Despite having lived in the USA for extended periods of time I am still unclear about my favourite parts. The western swathe from New Mexico to Wyoming is unique, but the south-eastern states often draw me back.
So following a retail conference in Nashville (I have at least decided I prefer Memphis for music) we returned to the Smoky Mountains of Tennessee and North Carolina; Asheville in NC to be specific.
Asheville has a reputation as one of the more appealing small cities of the USA; a home to a different culture and approach. There are certainly more aging men with ponytails (not an option for me, sadly) per square mile than elsewhere and an embedded counter-culture.
Yes, Asheville has its share of interstate by-passes and hideous miles of urban commercial ribbon sprawl, but it also has something else – tangible in its downtown (small by UK standards of course) and its attitudes. Asheville’s downtown is a melange of local businesses, shops, restaurants and spaces, with a focus on local artists, artisans, music and economy/society. The centre is a busy vibrant place, with localism in action everywhere.

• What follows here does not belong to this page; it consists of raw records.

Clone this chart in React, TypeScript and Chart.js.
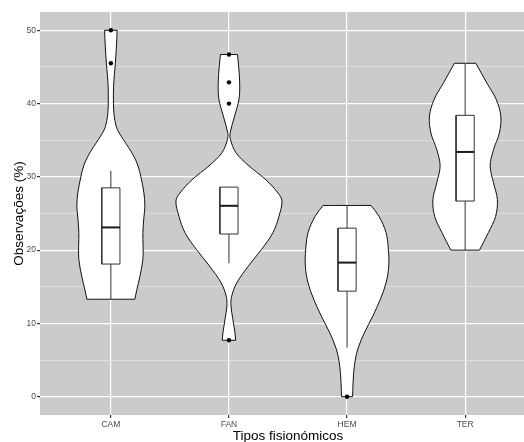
import React, { useEffect, useRef } from 'react';
import { Chart, registerables } from 'chart.js';

Chart.register(...registerables);

// ---- data ----
const categories = ['CAM', 'FAN', 'HEM', 'TER'];

// violin density profiles: levels (%) and half-widths (in category units)
const camLevels = [13.3, 14.6, 16.4, 18.7, 20.5, 22.4, 24.5, 26.0, 27.8, 30.0, 31.5, 32.8, 34.0, 35.1, 36.0, 36.9, 38.5, 40.0, 42.3, 44.0, 45.5, 48.0, 50.0];
const camDensity = [0.203, 0.22, 0.246, 0.271, 0.273, 0.271, 0.28, 0.288, 0.28, 0.254, 0.23, 0.195, 0.15, 0.106, 0.07, 0.045, 0.027, 0.022, 0.023, 0.03, 0.038, 0.048, 0.053];

const fanLevels = [7.7, 8.7, 10.5, 12.4, 13.7, 15.5, 17.8, 20.1, 22.4, 24.6, 26.7, 27.8, 29.6, 31.5, 33.3, 35.1, 36.0, 38.3, 40.6, 42.8, 45.1, 46.7];
const fanDensity = [0.057, 0.051, 0.034, 0.017, 0.023, 0.065, 0.163, 0.276, 0.373, 0.423, 0.449, 0.415, 0.313, 0.169, 0.059, 0.013, 0.01, 0.048, 0.085, 0.091, 0.082, 0.072];

const hemLevels = [0.0, 1.9, 4.2, 6.5, 8.7, 11.0, 13.3, 15.5, 17.8, 20.1, 22.4, 24.6, 26.1];
const hemDensity = [0.047, 0.051, 0.062, 0.091, 0.146, 0.218, 0.282, 0.33, 0.353, 0.35, 0.33, 0.271, 0.203];

const terLevels = [20.0, 22.4, 24.6, 26.9, 29.2, 31.5, 33.7, 36.0, 38.3, 40.6, 42.8, 45.5];
const terDensity = [0.121, 0.197, 0.258, 0.273, 0.24, 0.212, 0.24, 0.29, 0.302, 0.262, 0.184, 0.091];

// boxplot statistics
const boxLower = [13.3, 18.2, 6.7, 20.0];
const boxQ1 = [18.1, 22.2, 14.4, 26.7];
const boxMedian = [23.1, 26.05, 18.3, 33.4];
const boxQ3 = [28.5, 28.6, 23.0, 38.4];
const boxUpper = [30.8, 28.6, 26.1, 45.5];
const camOutliers = [45.5, 50.0];
const fanOutliers = [7.7, 40.0, 42.9, 46.7];
const hemOutliers = [0.0];
const terOutliers: number[] = [];

const yTicks = [0, 5, 10, 15, 20, 25, 30, 35, 40, 45, 50];
const xTitle = 'Tipos fisionómicos';
const yTitle = 'Observações (%)';

const FONT = "'Liberation Sans', Arial, Helvetica, sans-serif";
const BOX_HALF = 0.077;

const violinLevels = [camLevels, fanLevels, hemLevels, terLevels];
const violinDensity = [camDensity, fanDensity, hemDensity, terDensity];
const outlierSets = [camOutliers, fanOutliers, hemOutliers, terOutliers];

// closed outline; corner vertices are repeated so the curve keeps sharp flat ends
function violinPolygon(c: number, levels: number[], dens: number[]) {
  const right = levels.map((y, i) => ({ x: c + dens[i], y }));
  const left = levels.map((y, i) => ({ x: c - dens[i], y })).reverse();
  const rTop = right[right.length - 1];
  const lTop = left[0];
  const lBot = left[left.length - 1];
  return [...right, rTop, lTop, ...left, lBot, right[0]];
}

const panelBg = {
  id: 'panelBg',
  beforeDraw(chart: any) {
    const { ctx, chartArea: a } = chart;
    ctx.save();
    ctx.fillStyle = '#CBCBCB';
    ctx.fillRect(a.left, a.top, a.right - a.left, a.bottom - a.top);
    ctx.restore();
  },
};

export default function App() {
  const ref = useRef<HTMLCanvasElement | null>(null);

  useEffect(() => {
    if (!ref.current) return;
    const datasets: any[] = [];
    categories.forEach((_, i) => {
      const c = i + 1;
      datasets.push({
        data: violinPolygon(c, violinLevels[i], violinDensity[i]),
        showLine: true,
        fill: 'shape',
        backgroundColor: '#FFFFFF',
        borderColor: '#111111',
        borderWidth: 1,
        pointRadius: 0,
        tension: 0.35,
        order: 4,
      });
      datasets.push({
        data: [
          { x: c - BOX_HALF, y: boxQ1[i] },
          { x: c + BOX_HALF, y: boxQ1[i] },
          { x: c + BOX_HALF, y: boxQ3[i] },
          { x: c - BOX_HALF, y: boxQ3[i] },
          { x: c - BOX_HALF, y: boxQ1[i] },
        ],
        showLine: true,
        fill: 'shape',
        backgroundColor: '#FFFFFF',
        borderColor: '#333333',
        borderWidth: 1,
        pointRadius: 0,
        tension: 0,
        order: 3,
      });
      datasets.push({
        data: [{ x: c, y: boxLower[i] }, { x: c, y: boxQ1[i] }],
        showLine: true,
        borderColor: '#333333',
        borderWidth: 1,
        pointRadius: 0,
        order: 2,
      });
      datasets.push({
        data: [{ x: c, y: boxQ3[i] }, { x: c, y: boxUpper[i] }],
        showLine: true,
        borderColor: '#333333',
        borderWidth: 1,
        pointRadius: 0,
        order: 2,
      });
      datasets.push({
        data: [{ x: c - BOX_HALF, y: boxMedian[i] }, { x: c + BOX_HALF, y: boxMedian[i] }],
        showLine: true,
        borderColor: '#1a1a1a',
        borderWidth: 2,
        pointRadius: 0,
        order: 2,
      });
      datasets.push({
        data: outlierSets[i].map((y) => ({ x: c, y })),
        showLine: false,
        pointRadius: 2.2,
        pointBackgroundColor: '#000000',
        pointBorderColor: '#000000',
        pointBorderWidth: 0,
        order: 1,
      });
    });

    const chart = new Chart(ref.current, {
      type: 'scatter',
      data: { datasets },
      plugins: [panelBg],
      options: {
        animation: false,
        responsive: false,
        devicePixelRatio: 1,
        layout: { padding: { top: 12, right: 4, left: 0, bottom: 0 } },
        plugins: { legend: { display: false }, tooltip: { enabled: false } },
        scales: {
          x: {
            type: 'linear',
            min: 0.4,
            max: 4.6,
            afterBuildTicks: (s: any) => {
              s.ticks = categories.map((_, i) => ({ value: i + 1 }));
            },
            afterFit: (s: any) => {
              s.height = 37;
            },
            ticks: {
              autoSkip: false,
              maxRotation: 0,
              padding: 1.5,
              color: '#4D4D4D',
              font: { family: FONT, size: 8.5 },
              callback: (v: any) => categories[Math.round(Number(v)) - 1] ?? '',
            },
            grid: {
              color: '#FFFFFF',
              lineWidth: 1.2,
              tickLength: 3,
              tickColor: '#333333',
            },
            border: { display: false },
            title: {
              display: true,
              text: xTitle,
              color: '#000000',
              font: { family: FONT, size: 13.5 },
              padding: { top: 0, bottom: 7.2 },
            },
          },
          y: {
            type: 'linear',
            min: -2.5,
            max: 52.5,
            afterBuildTicks: (s: any) => {
              s.ticks = yTicks.map((v) => ({ value: v }));
            },
            afterFit: (s: any) => {
              s.width = 40;
            },
            ticks: {
              padding: 1,
              color: '#4D4D4D',
              font: { family: FONT, size: 8.5 },
              callback: (v: any) => (Number(v) % 10 === 0 ? String(v) : ''),
            },
            grid: {
              color: (ctx: any) => (ctx.tick && ctx.tick.value % 10 === 0 ? '#FFFFFF' : '#E2E2E2'),
              lineWidth: (ctx: any) => (ctx.tick && ctx.tick.value % 10 === 0 ? 1.2 : 0.8),
              tickLength: 3,
              tickColor: (ctx: any) => (ctx.tick && ctx.tick.value % 10 === 0 ? '#333333' : 'rgba(0,0,0,0)'),
            },
            border: { display: false },
            title: {
              display: true,
              text: yTitle,
              color: '#000000',
              font: { family: FONT, size: 13.5 },
              padding: { top: 11.2, bottom: 0 },
            },
          },
        },
      } as any,
    });
    return () => chart.destroy();
  }, []);

  return (
    <div style={{ position: 'fixed', left: 0, top: 0, width: 524, height: 442, overflow: 'hidden', background: '#FFFFFF' }}>
      <canvas ref={ref} width={540} height={452} style={{ display: 'block' }} />
    </div>
  );
}
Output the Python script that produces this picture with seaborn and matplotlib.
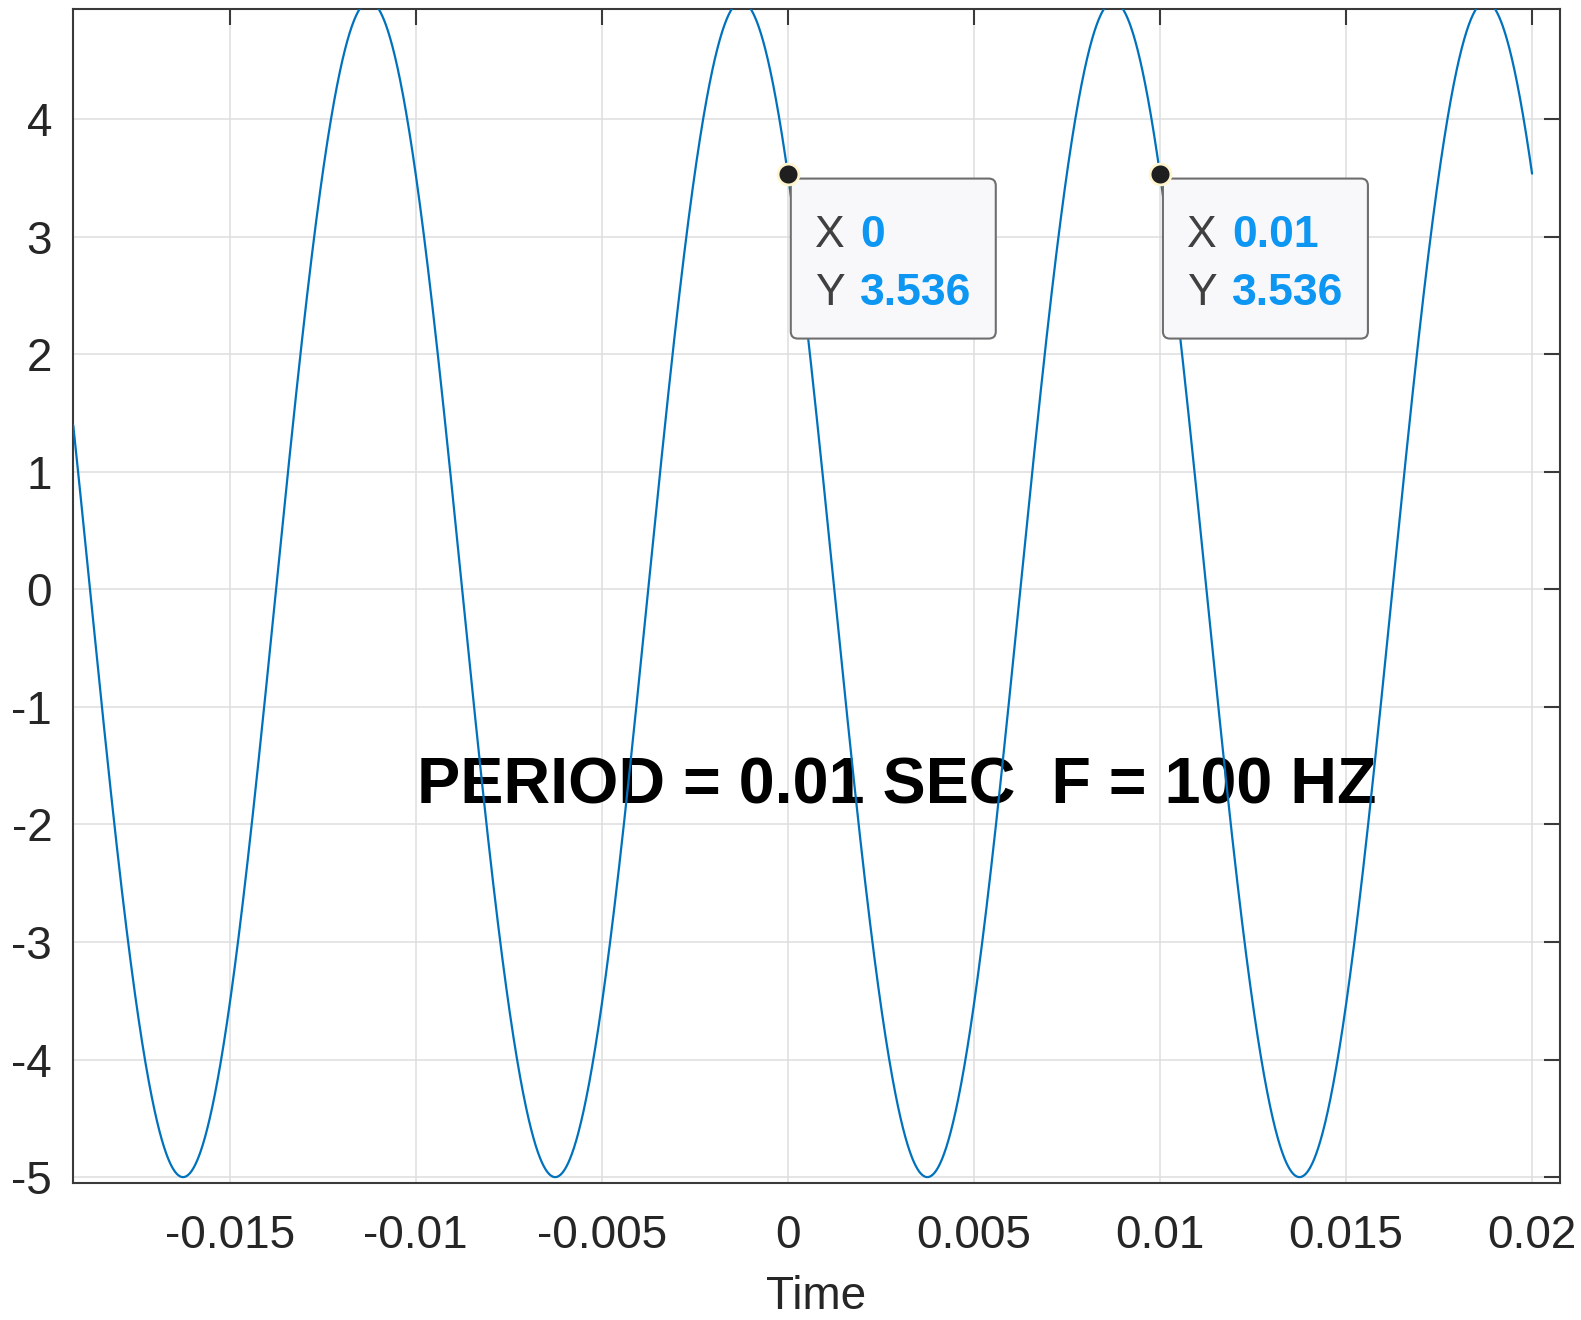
import numpy as np
import matplotlib
matplotlib.use("Agg")
import matplotlib.pyplot as plt
import matplotlib.transforms as mtransforms
from matplotlib.patches import FancyBboxPatch
import seaborn as sns

# signal: 5 V peak, 100 Hz, 3.536 at t = 0 (falling)
amplitude = 5.0
frequency_hz = 100.0
phase_rad = np.pi / 4
t_start, t_end = -0.0192, 0.02

# data tips
tip_x = [0.0, 0.01]
tip_y = [3.536, 3.536]
tip_x_labels = ["0", "0.01"]
tip_y_labels = ["3.536", "3.536"]

x_ticks = [-0.015, -0.01, -0.005, 0, 0.005, 0.01, 0.015, 0.02]
x_tick_labels = ["-0.015", "-0.01", "-0.005", "0", "0.005", "0.01", "0.015", "0.02"]
y_ticks = [-5, -4, -3, -2, -1, 0, 1, 2, 3, 4]
y_tick_labels = ["-5", "-4", "-3", "-2", "-1", "0", "1", "2", "3", "4"]

note_text = "PERIOD = 0.01 SEC  F = 100 HZ"

t = np.linspace(t_start, t_end, 4000)
v = amplitude * np.cos(2 * np.pi * frequency_hz * t + phase_rad)

sns.set_style("white")
plt.rcParams["font.family"] = ["Liberation Sans", "DejaVu Sans"]

axis_col = "#3a3a3a"
text_col = "#262626"

fig = plt.figure(figsize=(15.81, 13.2), dpi=100)
ax = fig.add_axes([0.0462, 0.1038, 0.9405, 0.8894])

sns.lineplot(x=t, y=v, ax=ax, color="#0072BD", linewidth=1.6, zorder=3,
             estimator=None, sort=False)

ax.set_xlim(-0.019206, 0.02075)
ax.set_ylim(-5.05, 4.936)
ax.set_xticks(x_ticks)
ax.set_xticklabels(x_tick_labels)
ax.set_yticks(y_ticks)
ax.set_yticklabels(y_tick_labels)

ax.grid(True, color="#dedede", linewidth=1.1, zorder=0)
ax.set_axisbelow(True)
for side in ["left", "right", "top", "bottom"]:
    ax.spines[side].set_visible(True)
    ax.spines[side].set_color(axis_col)
    ax.spines[side].set_linewidth(1.5)

ax.tick_params(axis="both", which="major", direction="in", length=11.5, width=1.5,
               color=axis_col, labelcolor=text_col, labelsize=33,
               top=True, right=True)
ax.tick_params(axis="x", pad=22)
ax.tick_params(axis="y", pad=15)

ax.set_xlabel("Time", fontsize=33, color=text_col, labelpad=12.5)

ax.text(-0.00995, -1.818, note_text, fontsize=46.5, fontweight="bold", color="black",
        ha="left", va="baseline", zorder=2)

# data tips, laid out in pixels from the tip point
for xv, yv, xl, yl in zip(tip_x, tip_y, tip_x_labels, tip_y_labels):
    tr = fig.dpi_scale_trans + mtransforms.ScaledTranslation(xv, yv, ax.transData)
    box = FancyBboxPatch((0.03, -1.65), 2.05, 1.60,
                         boxstyle="round,pad=0,rounding_size=0.07",
                         transform=tr, facecolor="#f8f8fb", edgecolor="#6e6e6e",
                         linewidth=1.5, zorder=5, clip_on=False)
    ax.add_patch(box)
    ax.plot([xv], [yv], marker="o", markersize=15, color="#1f1f1f",
            markeredgecolor="#fff6d0", markeredgewidth=2.0, zorder=6, clip_on=False)
    ax.text(0.27, -0.73, "X", transform=tr, fontsize=32, color="#404040",
            ha="left", va="baseline", zorder=7)
    ax.text(0.27, -1.31, "Y", transform=tr, fontsize=32, color="#404040",
            ha="left", va="baseline", zorder=7)
    ax.text(0.72, -0.73, xl, transform=tr, fontsize=32, fontweight="bold",
            color="#0d96f2", ha="left", va="baseline", zorder=7)
    ax.text(0.72, -1.31, yl, transform=tr, fontsize=32, fontweight="bold",
            color="#0d96f2", ha="left", va="baseline", zorder=7)

fig.savefig("out.png", dpi=100)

As spaces have been vacated – see the Woolworths and Kress department stores – so they have been re-used as artist’s galleries and showrooms. Micro-breweries abound and stores and restaurants proudly proclaim their local sustainability focus.
By way of contrast we also spent time in Madison, Georgia, famously spared on Sherman’s fiery Civil War march to the sea and thus a small town with the finest collection of antebellum homes in the USA. The downtown is the classic central square and radiating spaces of small-town USA, and now in quite a lot of difficulty. The commercial activity has re-located around the interstate intersection four miles away and the downtown survives on small local spend and the tourism visiting the houses.
So beyond scale, what’s the difference between these two places? In Asheville there seems to be a willingness to try things, to mix things up (we loved a Jamaican/Italian restaurant) and to re-use the the past to build a future. In Madison the local paper bemoaned the petty bureaucrats who forced renovation to be carried out only in traditional ways using traditional tools and crafts. It’s obviously more complex that that, but this constraint reminded me of our debates in Scotland over authenticity and renovation/renewal, and the ways in which good intentions can produce bad results.
Whilst it is (too) easy to blame the property market and the banks for our current position, another thought did occur in Asheville. Did the conditions and space only become available for local users with the collapse of land and property values in the downtown and the almost total flight of “national” commercial activity? Are we at, or will we be at this point in some of our towns in Scotland? And if not, should we seek to precipitate it? And if we are there, then what barriers are there to this local renaissance and how do we overcome them? I am convinced we have the imagination, the artists, the brewers, musicians et al – and the retailers – to make places locally special. What we need is to decide which version of the future for our towns we want and begin to make it happen.